• [Work to be completed]:
Copy out the listing that follows, exactly, without its pictures.

• [Collected material]:
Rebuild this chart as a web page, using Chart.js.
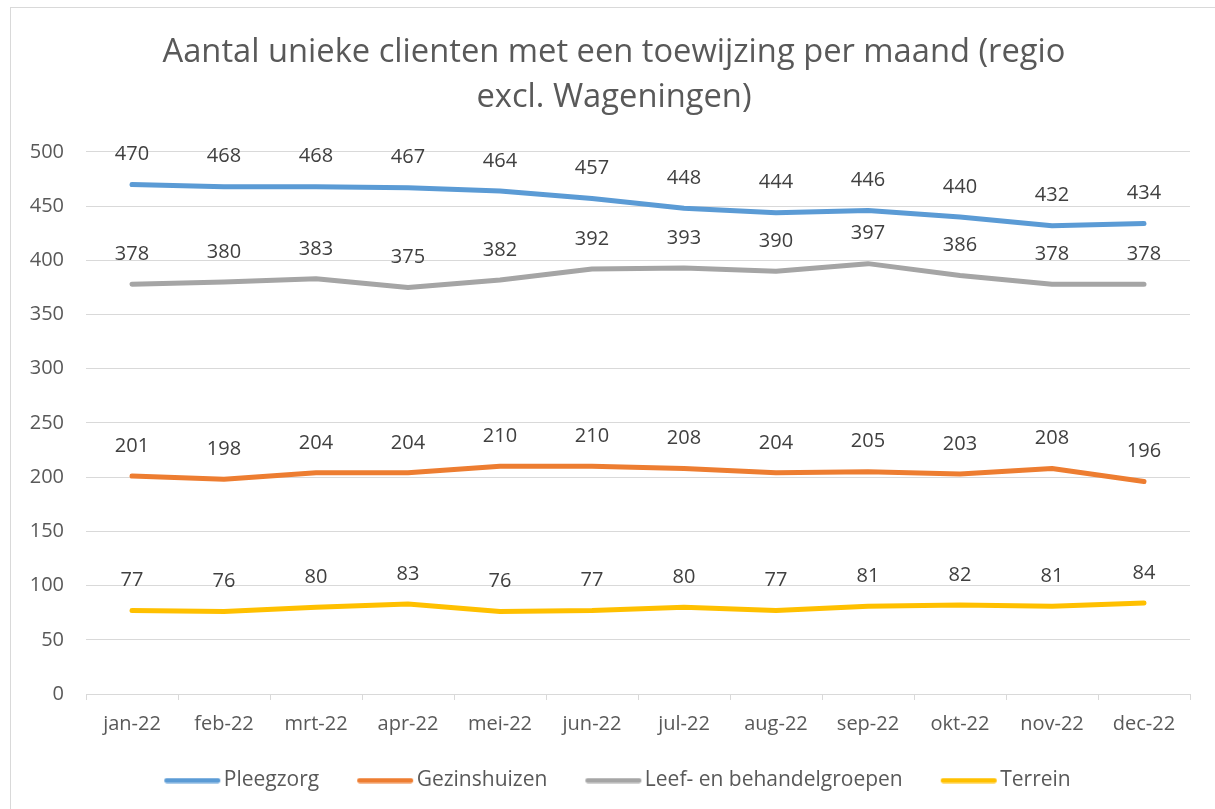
<!DOCTYPE html>
<html>
<head>
<meta charset="utf-8">
<script src="https://cdn.jsdelivr.net/npm/chart.js@4/dist/chart.umd.min.js"></script>
<style>
html,body{margin:0;padding:0;background:#fff;}
#wrap{width:1215px;height:809px;position:relative;}
</style>
</head>
<body>
<div id="wrap"><canvas id="c" width="1215" height="809"></canvas></div>
<script>
const categories = ['jan-22','feb-22','mrt-22','apr-22','mei-22','jun-22','jul-22','aug-22','sep-22','okt-22','nov-22','dec-22'];
const pleegzorg = [470,468,468,467,464,457,448,444,446,440,432,434];
const gezinshuizen = [201,198,204,204,210,210,208,204,205,203,208,196];
const leefBehandel = [378,380,383,375,382,392,393,390,397,386,378,378];
const terrein = [77,76,80,83,76,77,80,77,81,82,81,84];
const seriesNames = ['Pleegzorg','Gezinshuizen','Leef- en behandelgroepen','Terrein'];
const yTicks = [0,50,100,150,200,250,300,350,400,450,500];
const titleLines = ['Aantal unieke clienten met een toewijzing per maand (regio','excl. Wageningen)'];

const FONT = '"Open Sans"';
const colors = ['#5B9BD5','#ED7D31','#A5A5A5','#FFC000'];

// legend sample: line image, offset so it sits close to the label text
function legendLine(color){
  const cv = document.createElement('canvas');
  cv.width = 68; cv.height = 6;
  const g = cv.getContext('2d');
  g.strokeStyle = color; g.lineWidth = 5; g.lineCap = 'round';
  g.beginPath(); g.moveTo(13.5,3); g.lineTo(64.5,3); g.stroke();
  return cv;
}

const frame = {
  id:'frame',
  beforeDraw(chart){
    const ctx = chart.ctx;
    ctx.save();
    ctx.fillStyle='#fff';
    ctx.fillRect(0,0,chart.width,chart.height);
    ctx.strokeStyle='#d9d9d9';
    ctx.lineWidth=1;
    ctx.strokeRect(10.5,7.5,chart.width+20,chart.height+20);
    ctx.restore();
  }
};

// centre title and legend on the whole frame rather than on the padded area
const centreBlocks = {
  id:'centreBlocks',
  afterLayout(chart){
    if (chart.titleBlock){ chart.titleBlock.left += 14; chart.titleBlock.right += 14; }
    if (chart.legend){ chart.legend.left += 16; chart.legend.right += 16; chart.legend.top -= 1; chart.legend.bottom -= 1; }
  }
};

const dataLabels = {
  id:'dataLabels',
  afterDatasetsDraw(chart){
    const ctx = chart.ctx;
    ctx.save();
    ctx.font = '20px ' + FONT;
    ctx.fillStyle = '#404040';
    ctx.textAlign = 'center';
    ctx.textBaseline = 'middle';
    chart.data.datasets.forEach((ds,i)=>{
      const meta = chart.getDatasetMeta(i);
      meta.data.forEach((pt,j)=>{
        ctx.fillText(String(ds.data[j]), pt.x, pt.y - 30);
      });
    });
    ctx.restore();
  }
};

const seriesData = [pleegzorg, gezinshuizen, leefBehandel, terrein];

new Chart(document.getElementById('c'), {
  type:'line',
  data:{
    labels: categories,
    datasets: seriesNames.map((n,i)=>({
      label:n,
      data: seriesData[i],
      borderColor: colors[i],
      backgroundColor: colors[i],
      borderWidth: 5,
      borderCapStyle:'round',
      borderJoinStyle:'round',
      pointRadius:0,
      pointHoverRadius:0,
      pointStyle: legendLine(colors[i]),
      tension:0,
      fill:false
    }))
  },
  options:{
    responsive:false,
    animation:false,
    layout:{padding:{left:10,right:25,top:8,bottom:7}},
    plugins:{
      tooltip:{enabled:false},
      title:{
        display:true,
        text: titleLines,
        color:'#595959',
        font:{family:FONT, size:32.7, weight:'400', lineHeight:1.376},
        padding:{top:22,bottom:32}
      },
      legend:{
        position:'bottom',
        labels:{
          usePointStyle:true,
          pointStyleWidth:52,
          boxHeight:5,
          color:'#595959',
          font:{family:FONT,size:21},
          padding:35
        }
      }
    },
    scales:{
      x:{
        offset:true,
        grid:{display:true, drawOnChartArea:false, offset:true, color:'#d9d9d9', tickLength:6, tickColor:'#d9d9d9'},
        border:{display:true, color:'#d9d9d9', width:1},
        ticks:{color:'#595959', font:{family:FONT,size:20}, padding:12, maxRotation:0, autoSkip:false},
        afterFit(s){ s.height = 42; }
      },
      y:{
        min:0, max:500,
        afterBuildTicks(s){ s.ticks = yTicks.map(v=>({value:v})); },
        grid:{color:'#d9d9d9', drawTicks:false, lineWidth:1},
        border:{display:false},
        ticks:{color:'#595959', font:{family:FONT,size:20}, padding:22},
        afterFit(s){ s.width = 76; }
      }
    }
  },
  plugins:[frame, centreBlocks, dataLabels]
});
</script>
</body>
</html>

• [Solution for this exercise]:
Rebuild this chart as a web page, using Chart.js.
<!DOCTYPE html>
<html>
<head>
<meta charset="utf-8">
<script src="https://cdn.jsdelivr.net/npm/chart.js@4/dist/chart.umd.min.js"></script>
<style>
html,body{margin:0;padding:0;background:#fff;}
#wrap{width:1215px;height:809px;position:relative;}
</style>
</head>
<body>
<div id="wrap"><canvas id="c" width="1215" height="809"></canvas></div>
<script>
const categories = ['jan-22','feb-22','mrt-22','apr-22','mei-22','jun-22','jul-22','aug-22','sep-22','okt-22','nov-22','dec-22'];
const pleegzorg = [470,468,468,467,464,457,448,444,446,440,432,434];
const gezinshuizen = [201,198,204,204,210,210,208,204,205,203,208,196];
const leefBehandel = [378,380,383,375,382,392,393,390,397,386,378,378];
const terrein = [77,76,80,83,76,77,80,77,81,82,81,84];
const seriesNames = ['Pleegzorg','Gezinshuizen','Leef- en behandelgroepen','Terrein'];
const yTicks = [0,50,100,150,200,250,300,350,400,450,500];
const titleLines = ['Aantal unieke clienten met een toewijzing per maand (regio','excl. Wageningen)'];

const FONT = '"Open Sans"';
const colors = ['#5B9BD5','#ED7D31','#A5A5A5','#FFC000'];

// legend sample: line image, offset so it sits close to the label text
function legendLine(color){
  const cv = document.createElement('canvas');
  cv.width = 68; cv.height = 6;
  const g = cv.getContext('2d');
  g.strokeStyle = color; g.lineWidth = 5; g.lineCap = 'round';
  g.beginPath(); g.moveTo(13.5,3); g.lineTo(64.5,3); g.stroke();
  return cv;
}

const frame = {
  id:'frame',
  beforeDraw(chart){
    const ctx = chart.ctx;
    ctx.save();
    ctx.fillStyle='#fff';
    ctx.fillRect(0,0,chart.width,chart.height);
    ctx.strokeStyle='#d9d9d9';
    ctx.lineWidth=1;
    ctx.strokeRect(10.5,7.5,chart.width+20,chart.height+20);
    ctx.restore();
  }
};

// centre title and legend on the whole frame rather than on the padded area
const centreBlocks = {
  id:'centreBlocks',
  afterLayout(chart){
    if (chart.titleBlock){ chart.titleBlock.left += 14; chart.titleBlock.right += 14; }
    if (chart.legend){ chart.legend.left += 16; chart.legend.right += 16; chart.legend.top -= 1; chart.legend.bottom -= 1; }
  }
};

const dataLabels = {
  id:'dataLabels',
  afterDatasetsDraw(chart){
    const ctx = chart.ctx;
    ctx.save();
    ctx.font = '20px ' + FONT;
    ctx.fillStyle = '#404040';
    ctx.textAlign = 'center';
    ctx.textBaseline = 'middle';
    chart.data.datasets.forEach((ds,i)=>{
      const meta = chart.getDatasetMeta(i);
      meta.data.forEach((pt,j)=>{
        ctx.fillText(String(ds.data[j]), pt.x, pt.y - 30);
      });
    });
    ctx.restore();
  }
};

const seriesData = [pleegzorg, gezinshuizen, leefBehandel, terrein];

new Chart(document.getElementById('c'), {
  type:'line',
  data:{
    labels: categories,
    datasets: seriesNames.map((n,i)=>({
      label:n,
      data: seriesData[i],
      borderColor: colors[i],
      backgroundColor: colors[i],
      borderWidth: 5,
      borderCapStyle:'round',
      borderJoinStyle:'round',
      pointRadius:0,
      pointHoverRadius:0,
      pointStyle: legendLine(colors[i]),
      tension:0,
      fill:false
    }))
  },
  options:{
    responsive:false,
    animation:false,
    layout:{padding:{left:10,right:25,top:8,bottom:7}},
    plugins:{
      tooltip:{enabled:false},
      title:{
        display:true,
        text: titleLines,
        color:'#595959',
        font:{family:FONT, size:32.7, weight:'400', lineHeight:1.376},
        padding:{top:22,bottom:32}
      },
      legend:{
        position:'bottom',
        labels:{
          usePointStyle:true,
          pointStyleWidth:52,
          boxHeight:5,
          color:'#595959',
          font:{family:FONT,size:21},
          padding:35
        }
      }
    },
    scales:{
      x:{
        offset:true,
        grid:{display:true, drawOnChartArea:false, offset:true, color:'#d9d9d9', tickLength:6, tickColor:'#d9d9d9'},
        border:{display:true, color:'#d9d9d9', width:1},
        ticks:{color:'#595959', font:{family:FONT,size:20}, padding:12, maxRotation:0, autoSkip:false},
        afterFit(s){ s.height = 42; }
      },
      y:{
        min:0, max:500,
        afterBuildTicks(s){ s.ticks = yTicks.map(v=>({value:v})); },
        grid:{color:'#d9d9d9', drawTicks:false, lineWidth:1},
        border:{display:false},
        ticks:{color:'#595959', font:{family:FONT,size:20}, padding:22},
        afterFit(s){ s.width = 76; }
      }
    }
  },
  plugins:[frame, centreBlocks, dataLabels]
});
</script>
</body>
</html>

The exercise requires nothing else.